▶ [SHORT TASK]:
Without the pictures, return all of the material exactly as written.

▶ [PROVIDED DATA]:
◆ ◆ ◆ ◆ ◆ ◆ ◆
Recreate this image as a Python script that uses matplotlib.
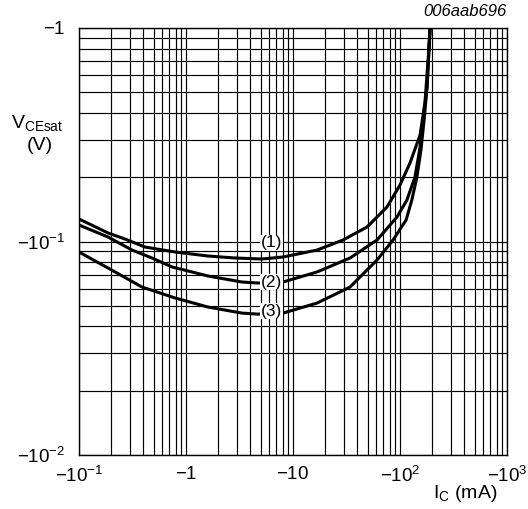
import matplotlib
matplotlib.use("Agg")
import matplotlib.pyplot as plt
from matplotlib.ticker import FixedLocator, NullFormatter, LogLocator

plt.rcParams['font.family'] = ['Liberation Sans', 'DejaVu Sans']
plt.rcParams['mathtext.fontset'] = 'custom'
plt.rcParams['mathtext.rm'] = 'Liberation Sans'
plt.rcParams['mathtext.it'] = 'Liberation Sans:italic'

# collector current magnitude (mA) and V_CEsat magnitude (V)
ic_1 = [0.1, 0.187, 0.269, 0.414, 0.789, 1.61, 2.87, 5.13, 8.07, 16.8, 29.3,
        49.2, 75.6, 100, 124, 154, 171, 183, 191]
vce_1 = [0.1275, 0.1096, 0.1027, 0.0942, 0.0893, 0.0855, 0.0837, 0.0828, 0.0846,
         0.0912, 0.1016, 0.1169, 0.1451, 0.1839, 0.2332, 0.3154, 0.4454, 0.7082, 1.0]

ic_2 = [0.1, 0.187, 0.313, 0.481, 0.740, 1.61, 3.34, 4.71, 8.07, 16.8, 34.1,
        61.0, 93.8, 116, 138, 154, 164, 179, 191]
vce_2 = [0.1195, 0.1049, 0.0912, 0.0837, 0.0760, 0.0689, 0.0646, 0.0639, 0.0646,
         0.0720, 0.0837, 0.1016, 0.1303, 0.1564, 0.2005, 0.2771, 0.3708, 0.5292, 1.0]

ic_3 = [0.1, 0.187, 0.388, 0.789, 1.61, 3.34, 4.71, 8.07, 16.8, 34.1, 61.0,
        86.1, 114, 129, 144, 157, 168, 179, 191]
vce_3 = [0.0893, 0.0751, 0.0612, 0.0544, 0.0493, 0.0462, 0.0457, 0.0462, 0.0515,
         0.0612, 0.0819, 0.1016, 0.1261, 0.1564, 0.2005, 0.2683, 0.3708, 0.5292, 1.0]

curve_labels = ["(1)", "(2)", "(3)"]
label_x = 6.3
label_y = [0.0984, 0.0644, 0.0472]

x_ticks = [0.1, 1, 10, 100, 1000]
x_ticklabels = [r"$-10^{-1}$", r"$-1$", r"$-10$", r"$-10^{2}$", r"$-10^{3}$"]
y_ticks = [0.01, 0.1, 1]
y_ticklabels = [r"$-10^{-2}$", r"$-10^{-1}$", r"$-1$"]

fig = plt.figure(figsize=(5.28, 5.09), dpi=100)
ax = fig.add_axes([79 / 528, 54 / 509, 428 / 528, 427 / 509])

ax.set_xscale("log")
ax.set_yscale("log")
ax.set_xlim(0.1, 1000)
ax.set_ylim(0.01, 1)

for xs, ys in [(ic_1, vce_1), (ic_2, vce_2), (ic_3, vce_3)]:
    ax.plot(xs, ys, color="black", lw=2.2, solid_joinstyle="round", zorder=3)

for lab, ly in zip(curve_labels, label_y):
    ax.text(label_x, ly, lab, ha="center", va="center", fontsize=12.5, zorder=4,
            bbox=dict(facecolor="white", edgecolor="none", pad=0.5))

ax.xaxis.set_major_locator(FixedLocator(x_ticks))
ax.set_xticklabels(x_ticklabels)
ax.yaxis.set_major_locator(FixedLocator(y_ticks))
ax.set_yticklabels(y_ticklabels)
ax.xaxis.set_minor_locator(LogLocator(base=10, subs=range(2, 10)))
ax.yaxis.set_minor_locator(LogLocator(base=10, subs=range(2, 10)))
ax.xaxis.set_minor_formatter(NullFormatter())
ax.yaxis.set_minor_formatter(NullFormatter())

ax.grid(True, which="both", color="black", lw=0.85)
ax.tick_params(which="both", length=0, labelsize=13.5)
ax.tick_params(axis="x", pad=8)
ax.tick_params(axis="y", pad=10)
for s in ax.spines.values():
    s.set_linewidth(1.0)

fig.text(37 / 528, 1 - 123 / 509, "V$_{\\mathrm{CEsat}}$", ha="center", va="center",
         fontsize=14)
fig.text(40 / 528, 1 - 145 / 509, "(V)", ha="center", va="center", fontsize=14)
fig.text(465 / 528, 1 - 494 / 509, "I$_{\\mathrm{C}}$ (mA)", ha="center", va="center",
         fontsize=14)
fig.text(507 / 528, 1 - 12 / 509, "006aab696", ha="right", va="center",
         fontsize=12, style="italic")

fig.savefig("out.png", dpi=100)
◆ ◆ ◆ ◆ ◆ ◆ ◆
▶ [EXERCISE ANSWER]:
Recreate this image as a Python script that uses matplotlib.
import matplotlib
matplotlib.use("Agg")
import matplotlib.pyplot as plt
from matplotlib.ticker import FixedLocator, NullFormatter, LogLocator

plt.rcParams['font.family'] = ['Liberation Sans', 'DejaVu Sans']
plt.rcParams['mathtext.fontset'] = 'custom'
plt.rcParams['mathtext.rm'] = 'Liberation Sans'
plt.rcParams['mathtext.it'] = 'Liberation Sans:italic'

# collector current magnitude (mA) and V_CEsat magnitude (V)
ic_1 = [0.1, 0.187, 0.269, 0.414, 0.789, 1.61, 2.87, 5.13, 8.07, 16.8, 29.3,
        49.2, 75.6, 100, 124, 154, 171, 183, 191]
vce_1 = [0.1275, 0.1096, 0.1027, 0.0942, 0.0893, 0.0855, 0.0837, 0.0828, 0.0846,
         0.0912, 0.1016, 0.1169, 0.1451, 0.1839, 0.2332, 0.3154, 0.4454, 0.7082, 1.0]

ic_2 = [0.1, 0.187, 0.313, 0.481, 0.740, 1.61, 3.34, 4.71, 8.07, 16.8, 34.1,
        61.0, 93.8, 116, 138, 154, 164, 179, 191]
vce_2 = [0.1195, 0.1049, 0.0912, 0.0837, 0.0760, 0.0689, 0.0646, 0.0639, 0.0646,
         0.0720, 0.0837, 0.1016, 0.1303, 0.1564, 0.2005, 0.2771, 0.3708, 0.5292, 1.0]

ic_3 = [0.1, 0.187, 0.388, 0.789, 1.61, 3.34, 4.71, 8.07, 16.8, 34.1, 61.0,
        86.1, 114, 129, 144, 157, 168, 179, 191]
vce_3 = [0.0893, 0.0751, 0.0612, 0.0544, 0.0493, 0.0462, 0.0457, 0.0462, 0.0515,
         0.0612, 0.0819, 0.1016, 0.1261, 0.1564, 0.2005, 0.2683, 0.3708, 0.5292, 1.0]

curve_labels = ["(1)", "(2)", "(3)"]
label_x = 6.3
label_y = [0.0984, 0.0644, 0.0472]

x_ticks = [0.1, 1, 10, 100, 1000]
x_ticklabels = [r"$-10^{-1}$", r"$-1$", r"$-10$", r"$-10^{2}$", r"$-10^{3}$"]
y_ticks = [0.01, 0.1, 1]
y_ticklabels = [r"$-10^{-2}$", r"$-10^{-1}$", r"$-1$"]

fig = plt.figure(figsize=(5.28, 5.09), dpi=100)
ax = fig.add_axes([79 / 528, 54 / 509, 428 / 528, 427 / 509])

ax.set_xscale("log")
ax.set_yscale("log")
ax.set_xlim(0.1, 1000)
ax.set_ylim(0.01, 1)

for xs, ys in [(ic_1, vce_1), (ic_2, vce_2), (ic_3, vce_3)]:
    ax.plot(xs, ys, color="black", lw=2.2, solid_joinstyle="round", zorder=3)

for lab, ly in zip(curve_labels, label_y):
    ax.text(label_x, ly, lab, ha="center", va="center", fontsize=12.5, zorder=4,
            bbox=dict(facecolor="white", edgecolor="none", pad=0.5))

ax.xaxis.set_major_locator(FixedLocator(x_ticks))
ax.set_xticklabels(x_ticklabels)
ax.yaxis.set_major_locator(FixedLocator(y_ticks))
ax.set_yticklabels(y_ticklabels)
ax.xaxis.set_minor_locator(LogLocator(base=10, subs=range(2, 10)))
ax.yaxis.set_minor_locator(LogLocator(base=10, subs=range(2, 10)))
ax.xaxis.set_minor_formatter(NullFormatter())
ax.yaxis.set_minor_formatter(NullFormatter())

ax.grid(True, which="both", color="black", lw=0.85)
ax.tick_params(which="both", length=0, labelsize=13.5)
ax.tick_params(axis="x", pad=8)
ax.tick_params(axis="y", pad=10)
for s in ax.spines.values():
    s.set_linewidth(1.0)

fig.text(37 / 528, 1 - 123 / 509, "V$_{\\mathrm{CEsat}}$", ha="center", va="center",
         fontsize=14)
fig.text(40 / 528, 1 - 145 / 509, "(V)", ha="center", va="center", fontsize=14)
fig.text(465 / 528, 1 - 494 / 509, "I$_{\\mathrm{C}}$ (mA)", ha="center", va="center",
         fontsize=14)
fig.text(507 / 528, 1 - 12 / 509, "006aab696", ha="right", va="center",
         fontsize=12, style="italic")

fig.savefig("out.png", dpi=100)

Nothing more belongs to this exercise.